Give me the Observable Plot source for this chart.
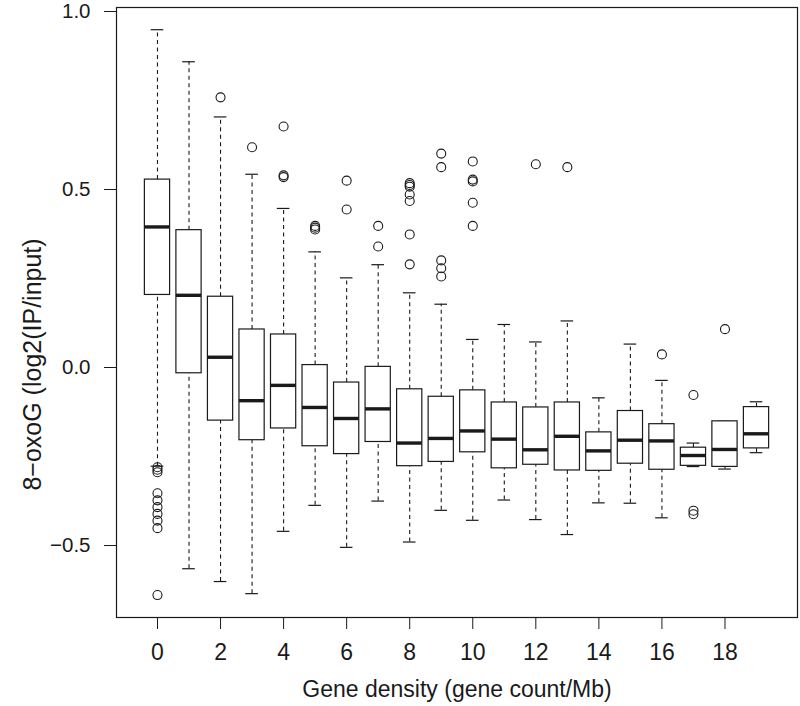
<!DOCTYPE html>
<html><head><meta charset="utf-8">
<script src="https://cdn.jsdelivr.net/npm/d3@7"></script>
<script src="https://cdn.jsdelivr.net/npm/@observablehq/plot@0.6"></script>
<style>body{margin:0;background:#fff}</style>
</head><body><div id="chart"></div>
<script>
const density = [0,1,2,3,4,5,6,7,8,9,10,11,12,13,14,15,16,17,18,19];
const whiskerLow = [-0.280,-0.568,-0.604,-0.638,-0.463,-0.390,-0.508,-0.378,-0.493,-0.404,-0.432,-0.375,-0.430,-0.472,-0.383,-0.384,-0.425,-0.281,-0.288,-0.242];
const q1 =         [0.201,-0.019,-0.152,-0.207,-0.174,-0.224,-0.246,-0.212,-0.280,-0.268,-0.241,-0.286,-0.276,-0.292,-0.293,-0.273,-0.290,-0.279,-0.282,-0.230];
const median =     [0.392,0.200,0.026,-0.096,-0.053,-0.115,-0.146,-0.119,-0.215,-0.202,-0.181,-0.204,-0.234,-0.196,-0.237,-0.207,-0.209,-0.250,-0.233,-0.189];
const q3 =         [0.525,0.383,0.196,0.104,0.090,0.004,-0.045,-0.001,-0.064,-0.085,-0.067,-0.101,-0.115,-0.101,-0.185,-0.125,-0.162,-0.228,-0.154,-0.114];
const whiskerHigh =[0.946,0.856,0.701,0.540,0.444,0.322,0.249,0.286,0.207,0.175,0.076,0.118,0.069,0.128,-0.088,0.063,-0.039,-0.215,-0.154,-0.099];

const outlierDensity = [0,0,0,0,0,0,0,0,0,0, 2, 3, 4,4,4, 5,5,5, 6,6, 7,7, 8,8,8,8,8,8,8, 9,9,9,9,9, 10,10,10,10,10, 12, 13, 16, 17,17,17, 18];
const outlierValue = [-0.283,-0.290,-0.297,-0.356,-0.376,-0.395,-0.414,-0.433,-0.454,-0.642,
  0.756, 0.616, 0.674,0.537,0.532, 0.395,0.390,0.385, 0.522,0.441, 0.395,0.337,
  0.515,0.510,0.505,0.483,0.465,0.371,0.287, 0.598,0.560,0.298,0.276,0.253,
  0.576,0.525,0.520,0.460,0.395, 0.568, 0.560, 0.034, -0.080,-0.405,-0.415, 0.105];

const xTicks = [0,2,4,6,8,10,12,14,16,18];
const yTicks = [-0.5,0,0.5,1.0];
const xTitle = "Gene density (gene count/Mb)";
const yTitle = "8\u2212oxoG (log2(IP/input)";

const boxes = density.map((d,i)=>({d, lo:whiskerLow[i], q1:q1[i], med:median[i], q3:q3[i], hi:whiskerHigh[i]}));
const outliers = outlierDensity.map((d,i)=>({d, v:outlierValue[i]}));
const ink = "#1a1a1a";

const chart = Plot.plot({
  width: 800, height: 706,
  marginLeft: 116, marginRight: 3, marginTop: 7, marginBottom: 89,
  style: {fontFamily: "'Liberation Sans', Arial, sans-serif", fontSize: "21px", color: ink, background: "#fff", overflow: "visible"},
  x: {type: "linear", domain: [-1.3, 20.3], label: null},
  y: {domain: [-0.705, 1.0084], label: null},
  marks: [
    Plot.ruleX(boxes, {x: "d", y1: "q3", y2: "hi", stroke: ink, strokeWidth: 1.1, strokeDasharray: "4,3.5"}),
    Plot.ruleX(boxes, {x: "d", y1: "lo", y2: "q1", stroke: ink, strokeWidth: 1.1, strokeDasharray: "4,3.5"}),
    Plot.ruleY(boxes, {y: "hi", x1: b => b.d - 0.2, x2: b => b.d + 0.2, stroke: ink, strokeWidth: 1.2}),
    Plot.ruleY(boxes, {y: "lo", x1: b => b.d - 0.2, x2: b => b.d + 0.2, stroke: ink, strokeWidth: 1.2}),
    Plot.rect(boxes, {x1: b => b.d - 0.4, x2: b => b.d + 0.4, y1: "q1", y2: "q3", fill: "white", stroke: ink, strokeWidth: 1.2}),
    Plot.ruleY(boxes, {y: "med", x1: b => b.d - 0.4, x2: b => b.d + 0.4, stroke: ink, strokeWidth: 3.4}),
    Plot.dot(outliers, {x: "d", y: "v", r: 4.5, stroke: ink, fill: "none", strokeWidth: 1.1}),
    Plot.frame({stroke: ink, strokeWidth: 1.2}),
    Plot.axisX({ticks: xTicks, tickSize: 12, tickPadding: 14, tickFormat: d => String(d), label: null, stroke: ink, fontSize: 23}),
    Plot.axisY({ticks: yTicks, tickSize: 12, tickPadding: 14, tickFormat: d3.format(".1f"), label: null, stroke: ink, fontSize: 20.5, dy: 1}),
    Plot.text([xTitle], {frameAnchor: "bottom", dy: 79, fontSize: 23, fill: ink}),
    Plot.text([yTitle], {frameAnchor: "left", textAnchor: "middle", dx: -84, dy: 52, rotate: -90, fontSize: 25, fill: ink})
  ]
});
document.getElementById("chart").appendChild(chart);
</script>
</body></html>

• PROBLEM TO WORK ON
Give again, exactly, the lines from the start of the data through the one holding "0.034, -0.080,-0.405,-0.415, 0.105];"; omit the pictures.

• OUTPUT FOR THIS TASK
Give me the Observable Plot source for this chart.
<!DOCTYPE html>
<html><head><meta charset="utf-8">
<script src="https://cdn.jsdelivr.net/npm/d3@7"></script>
<script src="https://cdn.jsdelivr.net/npm/@observablehq/plot@0.6"></script>
<style>body{margin:0;background:#fff}</style>
</head><body><div id="chart"></div>
<script>
const density = [0,1,2,3,4,5,6,7,8,9,10,11,12,13,14,15,16,17,18,19];
const whiskerLow = [-0.280,-0.568,-0.604,-0.638,-0.463,-0.390,-0.508,-0.378,-0.493,-0.404,-0.432,-0.375,-0.430,-0.472,-0.383,-0.384,-0.425,-0.281,-0.288,-0.242];
const q1 =         [0.201,-0.019,-0.152,-0.207,-0.174,-0.224,-0.246,-0.212,-0.280,-0.268,-0.241,-0.286,-0.276,-0.292,-0.293,-0.273,-0.290,-0.279,-0.282,-0.230];
const median =     [0.392,0.200,0.026,-0.096,-0.053,-0.115,-0.146,-0.119,-0.215,-0.202,-0.181,-0.204,-0.234,-0.196,-0.237,-0.207,-0.209,-0.250,-0.233,-0.189];
const q3 =         [0.525,0.383,0.196,0.104,0.090,0.004,-0.045,-0.001,-0.064,-0.085,-0.067,-0.101,-0.115,-0.101,-0.185,-0.125,-0.162,-0.228,-0.154,-0.114];
const whiskerHigh =[0.946,0.856,0.701,0.540,0.444,0.322,0.249,0.286,0.207,0.175,0.076,0.118,0.069,0.128,-0.088,0.063,-0.039,-0.215,-0.154,-0.099];

const outlierDensity = [0,0,0,0,0,0,0,0,0,0, 2, 3, 4,4,4, 5,5,5, 6,6, 7,7, 8,8,8,8,8,8,8, 9,9,9,9,9, 10,10,10,10,10, 12, 13, 16, 17,17,17, 18];
const outlierValue = [-0.283,-0.290,-0.297,-0.356,-0.376,-0.395,-0.414,-0.433,-0.454,-0.642,
  0.756, 0.616, 0.674,0.537,0.532, 0.395,0.390,0.385, 0.522,0.441, 0.395,0.337,
  0.515,0.510,0.505,0.483,0.465,0.371,0.287, 0.598,0.560,0.298,0.276,0.253,
  0.576,0.525,0.520,0.460,0.395, 0.568, 0.560, 0.034, -0.080,-0.405,-0.415, 0.105];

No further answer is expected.